▶ _SET PROBLEM_:
Give back every line exactly as it appears, pictures excluded.

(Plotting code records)
= = = = =
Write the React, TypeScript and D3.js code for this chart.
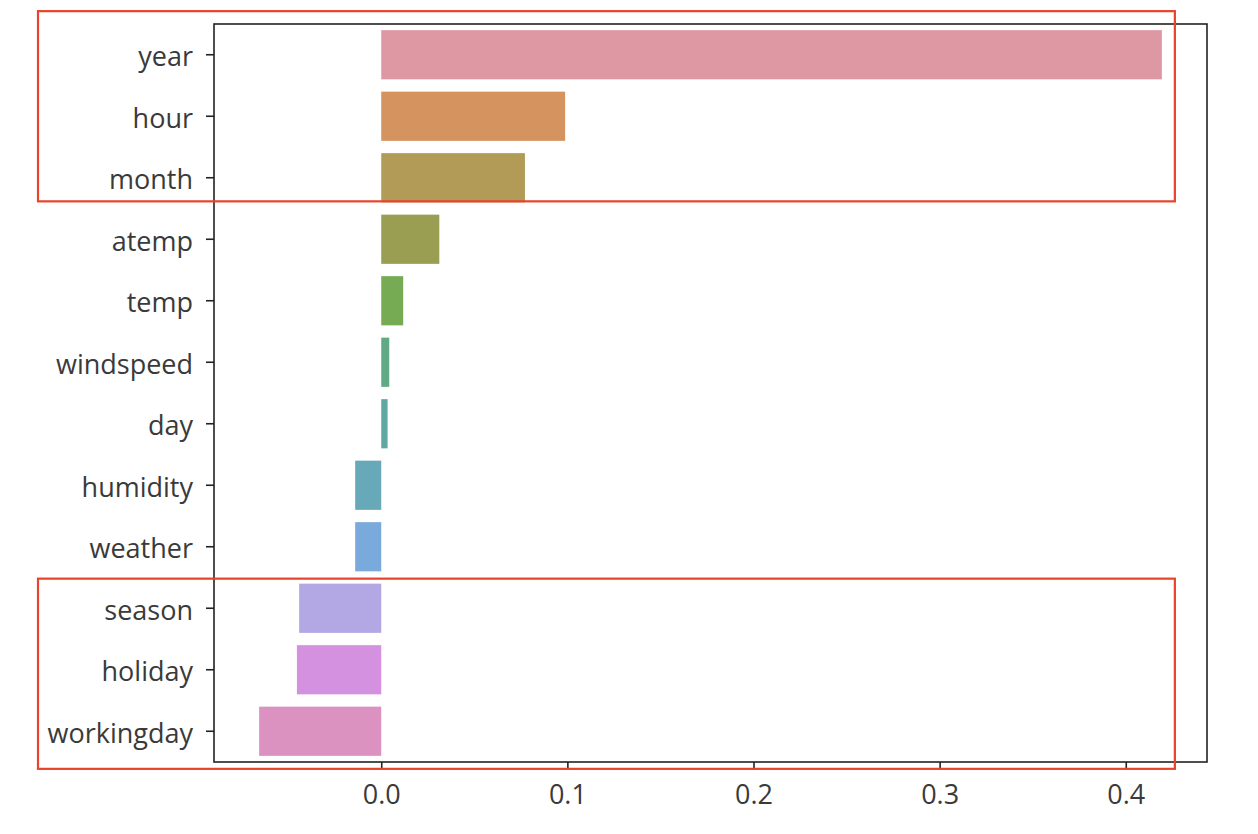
import { useEffect, useRef } from 'react';
import * as d3 from 'd3';

// feature correlations, top to bottom as plotted
const features = [
  'year', 'hour', 'month', 'atemp', 'temp', 'windspeed',
  'day', 'humidity', 'weather', 'season', 'holiday', 'workingday'
];
const values = [
  0.4194, 0.0988, 0.0772, 0.0312, 0.0118, 0.0043,
  0.0034, -0.014, -0.014, -0.0441, -0.0453, -0.0656
];
const barColors = [
  '#dd98a3', '#d4935f', '#b19b56', '#999e52', '#76aa53', '#62aa86',
  '#60a7a2', '#67a8b9', '#7aaadc', '#b3a7e4', '#d491e0', '#dc92c0'
];
const xTicks = [0, 0.1, 0.2, 0.3, 0.4];
// highlighted feature groups (first, last)
const highlights = [
  ['year', 'month'],
  ['season', 'workingday']
];
// extra space above / below the bars for each highlight box
const boxPad = [
  [19, -1],
  [5, 13]
];

const W = 1258;
const H = 834;
const margin = { top: 24, right: 51, bottom: 72, left: 214 };

const App = () => {
  const ref = useRef<SVGSVGElement>(null);

  useEffect(() => {
    if (!ref.current) return;
    const svg = d3.select(ref.current);
    svg.selectAll('*').remove();

    const lo = d3.min(values) as number;
    const hi = d3.max(values) as number;
    const pad = (hi - lo) * 0.05;

    const x = d3
      .scaleLinear()
      .domain([lo - pad, hi + pad])
      .range([margin.left, W - margin.right]);

    const y = d3
      .scaleBand()
      .domain(features)
      .range([margin.top, H - margin.bottom])
      .paddingInner(0.2)
      .paddingOuter(0.1);

    const font = '"Open Sans", "Noto Sans", sans-serif';

    svg
      .append('g')
      .selectAll('rect')
      .data(values)
      .join('rect')
      .attr('x', d => x(Math.min(0, d)))
      .attr('width', d => Math.abs(x(d) - x(0)))
      .attr('y', (_, i) => y(features[i]) as number)
      .attr('height', y.bandwidth())
      .attr('fill', (_, i) => barColors[i]);

    // frame
    svg
      .append('rect')
      .attr('x', margin.left)
      .attr('y', margin.top)
      .attr('width', W - margin.left - margin.right)
      .attr('height', H - margin.top - margin.bottom)
      .attr('fill', 'none')
      .attr('stroke', '#222')
      .attr('stroke-width', 1.6);

    const xAxis = svg
      .append('g')
      .attr('transform', `translate(0, ${H - margin.bottom})`)
      .call(
        d3.axisBottom(x)
          .tickValues(xTicks)
          .tickFormat(d3.format('.1f'))
          .tickSize(8)
          .tickPadding(15)
      );
    xAxis.select('.domain').remove();

    const yAxis = svg
      .append('g')
      .attr('transform', `translate(${margin.left}, 0)`)
      .call(d3.axisLeft(y).tickSize(8).tickPadding(13));
    yAxis.select('.domain').remove();
    yAxis.selectAll('text').attr('dy', '0.42em');

    [xAxis, yAxis].forEach(g => {
      g.selectAll('line').attr('stroke', '#222').attr('stroke-width', 1.6);
      g.selectAll('text')
        .attr('fill', '#3a3a3a')
        .style('font-family', font)
        .style('font-size', '27px');
    });

    // red highlight boxes
    svg
      .append('g')
      .selectAll('rect')
      .data(highlights)
      .join('rect')
      .attr('x', 38)
      .attr('y', (d, i) => (y(d[0]) as number) - boxPad[i][0])
      .attr('width', x(hi) + 13 - 38)
      .attr('height', (d, i) =>
        (y(d[1]) as number) + y.bandwidth() - (y(d[0]) as number) + boxPad[i][0] + boxPad[i][1])
      .attr('fill', 'none')
      .attr('stroke', '#e8432b')
      .attr('stroke-width', 2.2);
  }, []);

  return (
    <div style={{ position: 'absolute', left: 0, top: 0 }}>
      <svg ref={ref} width={W} height={H} style={{ display: 'block', background: '#fff' }} />
    </div>
  );
};

export default App;
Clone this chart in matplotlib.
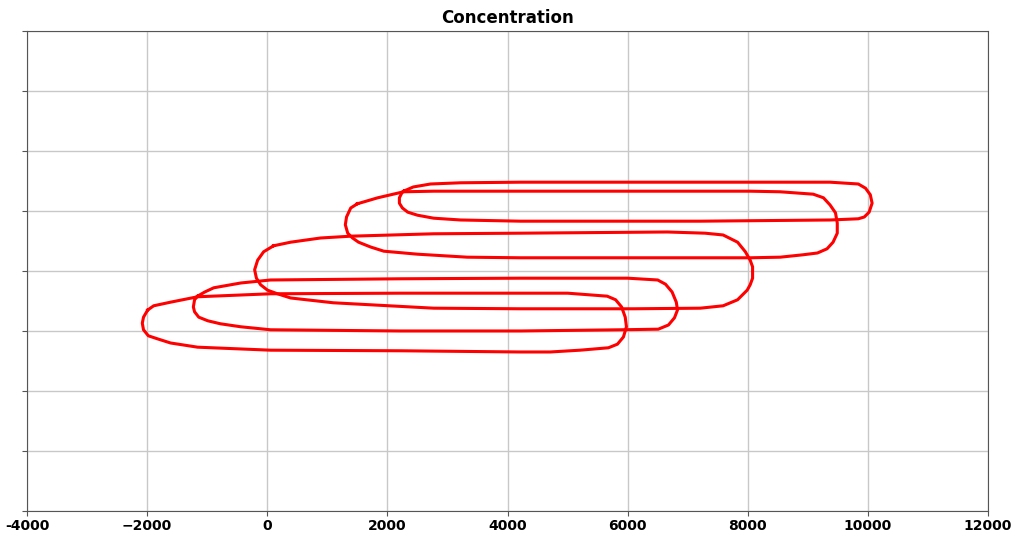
import matplotlib.pyplot as plt

# Contour outlines (x in plot units, y on a hidden scale)
loop_a_x = [2270, 2430, 2720, 3220, 4220, 7210, 9370, 9840, 9960, 10040, 10070, 10020,
            9940, 9840, 9370, 7210, 4220, 3220, 2770, 2500, 2340, 2250, 2200, 2200, 2240]
loop_a_y = [133, 140, 145, 147, 148, 148, 148, 145, 138, 127, 113, 98,
            90, 87, 85, 83, 83, 85, 88, 93, 98, 105, 113, 122, 130]

loop_b_x = [1500, 1840, 2270, 2770, 4220, 8040, 8540, 9090, 9260, 9370, 9460, 9490, 9490,
            9420, 9320, 9160, 8920, 8540, 8040, 4220, 3330, 2500, 1940, 1720, 1520, 1420,
            1340, 1300, 1320, 1390]
loop_b_y = [112, 122, 132, 133, 133, 133, 132, 128, 122, 110, 97, 80, 63,
            48, 37, 30, 27, 23, 22, 22, 23, 28, 33, 40, 48, 55,
            63, 77, 90, 105]

loop_c_x = [105, 390, 890, 1390, 2770, 4220, 6660, 7290, 7590, 7830, 7960, 8040, 8080, 8080,
            8040, 7990, 7830, 7590, 7210, 6100, 4220, 2770, 1100, 390, 170, 5, -110, -180,
            -210, -160, -60]
loop_c_y = [42, 48, 55, 58, 62, 63, 65, 63, 60, 48, 32, 18, 7, -12,
            -23, -32, -48, -58, -62, -63, -63, -62, -53, -45, -38, -32, -23, -12,
            2, 18, 32]

loop_d_x = [-1160, -1040, -890, -440, 55, 2220, 4220, 6000, 6500, 6630, 6740, 6810, 6830,
            6780, 6680, 6510, 5880, 4220, 2220, 55, -440, -780, -990, -1140, -1210, -1230,
            -1210]
loop_d_y = [-42, -35, -28, -20, -15, -13, -12, -12, -15, -22, -35, -52, -65,
            -78, -90, -97, -98, -100, -100, -98, -93, -88, -83, -77, -68, -60,
            -48]

loop_e_x = [-1990, -1890, -1610, -1160, 55, 2220, 4220, 5000, 5660, 5800, 5900, 5960, 5980,
            5930, 5830, 5680, 5210, 4710, 4220, 2220, 55, -1160, -1610, -1830, -1980, -2060,
            -2080, -2060]
loop_e_y = [-65, -58, -52, -43, -38, -37, -37, -37, -42, -48, -60, -77, -93,
            -110, -122, -128, -132, -135, -135, -133, -132, -127, -120, -113, -108, -98,
            -87, -77]

loops = [(loop_a_x, loop_a_y), (loop_b_x, loop_b_y), (loop_c_x, loop_c_y),
         (loop_d_x, loop_d_y), (loop_e_x, loop_e_y)]

x_ticks = [-4000, -2000, 0, 2000, 4000, 6000, 8000, 10000, 12000]
x_labels = ['-4000', '\u22122000', '0', '2000', '4000', '6000', '8000', '10000', '12000']
y_ticks = [-400, -300, -200, -100, 0, 100, 200, 300, 400]

fig = plt.figure(figsize=(10.14, 5.39), dpi=100)
ax = fig.add_axes([0.0266, 0.052, 0.9478, 0.8905])

for lx, ly in loops:
    ax.plot(lx + lx[:1], ly + ly[:1], color='red', linewidth=2.2,
            solid_joinstyle='round', zorder=3)

ax.set_xlim(-4000, 12000)
ax.set_ylim(-400, 400)
ax.set_xticks(x_ticks)
ax.set_xticklabels(x_labels, fontweight='bold', fontsize=10)
ax.set_yticks(y_ticks)
ax.set_yticklabels([])
ax.grid(True, color='#c8c8c8', linewidth=1.0)
ax.set_axisbelow(True)
for s in ax.spines.values():
    s.set_color('#555555')
ax.tick_params(colors='#555555', labelcolor='black', pad=2)
ax.set_title('Concentration', fontweight='bold', fontsize=12, pad=6)

fig.savefig('out.png', dpi=100)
= = = = =
▶ _PROBLEM SOLUTION_:
Write the React, TypeScript and D3.js code for this chart.
import { useEffect, useRef } from 'react';
import * as d3 from 'd3';

// feature correlations, top to bottom as plotted
const features = [
  'year', 'hour', 'month', 'atemp', 'temp', 'windspeed',
  'day', 'humidity', 'weather', 'season', 'holiday', 'workingday'
];
const values = [
  0.4194, 0.0988, 0.0772, 0.0312, 0.0118, 0.0043,
  0.0034, -0.014, -0.014, -0.0441, -0.0453, -0.0656
];
const barColors = [
  '#dd98a3', '#d4935f', '#b19b56', '#999e52', '#76aa53', '#62aa86',
  '#60a7a2', '#67a8b9', '#7aaadc', '#b3a7e4', '#d491e0', '#dc92c0'
];
const xTicks = [0, 0.1, 0.2, 0.3, 0.4];
// highlighted feature groups (first, last)
const highlights = [
  ['year', 'month'],
  ['season', 'workingday']
];
// extra space above / below the bars for each highlight box
const boxPad = [
  [19, -1],
  [5, 13]
];

const W = 1258;
const H = 834;
const margin = { top: 24, right: 51, bottom: 72, left: 214 };

const App = () => {
  const ref = useRef<SVGSVGElement>(null);

  useEffect(() => {
    if (!ref.current) return;
    const svg = d3.select(ref.current);
    svg.selectAll('*').remove();

    const lo = d3.min(values) as number;
    const hi = d3.max(values) as number;
    const pad = (hi - lo) * 0.05;

    const x = d3
      .scaleLinear()
      .domain([lo - pad, hi + pad])
      .range([margin.left, W - margin.right]);

    const y = d3
      .scaleBand()
      .domain(features)
      .range([margin.top, H - margin.bottom])
      .paddingInner(0.2)
      .paddingOuter(0.1);

    const font = '"Open Sans", "Noto Sans", sans-serif';

    svg
      .append('g')
      .selectAll('rect')
      .data(values)
      .join('rect')
      .attr('x', d => x(Math.min(0, d)))
      .attr('width', d => Math.abs(x(d) - x(0)))
      .attr('y', (_, i) => y(features[i]) as number)
      .attr('height', y.bandwidth())
      .attr('fill', (_, i) => barColors[i]);

    // frame
    svg
      .append('rect')
      .attr('x', margin.left)
      .attr('y', margin.top)
      .attr('width', W - margin.left - margin.right)
      .attr('height', H - margin.top - margin.bottom)
      .attr('fill', 'none')
      .attr('stroke', '#222')
      .attr('stroke-width', 1.6);

    const xAxis = svg
      .append('g')
      .attr('transform', `translate(0, ${H - margin.bottom})`)
      .call(
        d3.axisBottom(x)
          .tickValues(xTicks)
          .tickFormat(d3.format('.1f'))
          .tickSize(8)
          .tickPadding(15)
      );
    xAxis.select('.domain').remove();

    const yAxis = svg
      .append('g')
      .attr('transform', `translate(${margin.left}, 0)`)
      .call(d3.axisLeft(y).tickSize(8).tickPadding(13));
    yAxis.select('.domain').remove();
    yAxis.selectAll('text').attr('dy', '0.42em');

    [xAxis, yAxis].forEach(g => {
      g.selectAll('line').attr('stroke', '#222').attr('stroke-width', 1.6);
      g.selectAll('text')
        .attr('fill', '#3a3a3a')
        .style('font-family', font)
        .style('font-size', '27px');
    });

    // red highlight boxes
    svg
      .append('g')
      .selectAll('rect')
      .data(highlights)
      .join('rect')
      .attr('x', 38)
      .attr('y', (d, i) => (y(d[0]) as number) - boxPad[i][0])
      .attr('width', x(hi) + 13 - 38)
      .attr('height', (d, i) =>
        (y(d[1]) as number) + y.bandwidth() - (y(d[0]) as number) + boxPad[i][0] + boxPad[i][1])
      .attr('fill', 'none')
      .attr('stroke', '#e8432b')
      .attr('stroke-width', 2.2);
  }, []);

  return (
    <div style={{ position: 'absolute', left: 0, top: 0 }}>
      <svg ref={ref} width={W} height={H} style={{ display: 'block', background: '#fff' }} />
    </div>
  );
};

export default App;
Clone this chart in matplotlib.
import matplotlib.pyplot as plt

# Contour outlines (x in plot units, y on a hidden scale)
loop_a_x = [2270, 2430, 2720, 3220, 4220, 7210, 9370, 9840, 9960, 10040, 10070, 10020,
            9940, 9840, 9370, 7210, 4220, 3220, 2770, 2500, 2340, 2250, 2200, 2200, 2240]
loop_a_y = [133, 140, 145, 147, 148, 148, 148, 145, 138, 127, 113, 98,
            90, 87, 85, 83, 83, 85, 88, 93, 98, 105, 113, 122, 130]

loop_b_x = [1500, 1840, 2270, 2770, 4220, 8040, 8540, 9090, 9260, 9370, 9460, 9490, 9490,
            9420, 9320, 9160, 8920, 8540, 8040, 4220, 3330, 2500, 1940, 1720, 1520, 1420,
            1340, 1300, 1320, 1390]
loop_b_y = [112, 122, 132, 133, 133, 133, 132, 128, 122, 110, 97, 80, 63,
            48, 37, 30, 27, 23, 22, 22, 23, 28, 33, 40, 48, 55,
            63, 77, 90, 105]

loop_c_x = [105, 390, 890, 1390, 2770, 4220, 6660, 7290, 7590, 7830, 7960, 8040, 8080, 8080,
            8040, 7990, 7830, 7590, 7210, 6100, 4220, 2770, 1100, 390, 170, 5, -110, -180,
            -210, -160, -60]
loop_c_y = [42, 48, 55, 58, 62, 63, 65, 63, 60, 48, 32, 18, 7, -12,
            -23, -32, -48, -58, -62, -63, -63, -62, -53, -45, -38, -32, -23, -12,
            2, 18, 32]

loop_d_x = [-1160, -1040, -890, -440, 55, 2220, 4220, 6000, 6500, 6630, 6740, 6810, 6830,
            6780, 6680, 6510, 5880, 4220, 2220, 55, -440, -780, -990, -1140, -1210, -1230,
            -1210]
loop_d_y = [-42, -35, -28, -20, -15, -13, -12, -12, -15, -22, -35, -52, -65,
            -78, -90, -97, -98, -100, -100, -98, -93, -88, -83, -77, -68, -60,
            -48]

loop_e_x = [-1990, -1890, -1610, -1160, 55, 2220, 4220, 5000, 5660, 5800, 5900, 5960, 5980,
            5930, 5830, 5680, 5210, 4710, 4220, 2220, 55, -1160, -1610, -1830, -1980, -2060,
            -2080, -2060]
loop_e_y = [-65, -58, -52, -43, -38, -37, -37, -37, -42, -48, -60, -77, -93,
            -110, -122, -128, -132, -135, -135, -133, -132, -127, -120, -113, -108, -98,
            -87, -77]

loops = [(loop_a_x, loop_a_y), (loop_b_x, loop_b_y), (loop_c_x, loop_c_y),
         (loop_d_x, loop_d_y), (loop_e_x, loop_e_y)]

x_ticks = [-4000, -2000, 0, 2000, 4000, 6000, 8000, 10000, 12000]
x_labels = ['-4000', '\u22122000', '0', '2000', '4000', '6000', '8000', '10000', '12000']
y_ticks = [-400, -300, -200, -100, 0, 100, 200, 300, 400]

fig = plt.figure(figsize=(10.14, 5.39), dpi=100)
ax = fig.add_axes([0.0266, 0.052, 0.9478, 0.8905])

for lx, ly in loops:
    ax.plot(lx + lx[:1], ly + ly[:1], color='red', linewidth=2.2,
            solid_joinstyle='round', zorder=3)

ax.set_xlim(-4000, 12000)
ax.set_ylim(-400, 400)
ax.set_xticks(x_ticks)
ax.set_xticklabels(x_labels, fontweight='bold', fontsize=10)
ax.set_yticks(y_ticks)
ax.set_yticklabels([])
ax.grid(True, color='#c8c8c8', linewidth=1.0)
ax.set_axisbelow(True)
for s in ax.spines.values():
    s.set_color('#555555')
ax.tick_params(colors='#555555', labelcolor='black', pad=2)
ax.set_title('Concentration', fontweight='bold', fontsize=12, pad=6)

fig.savefig('out.png', dpi=100)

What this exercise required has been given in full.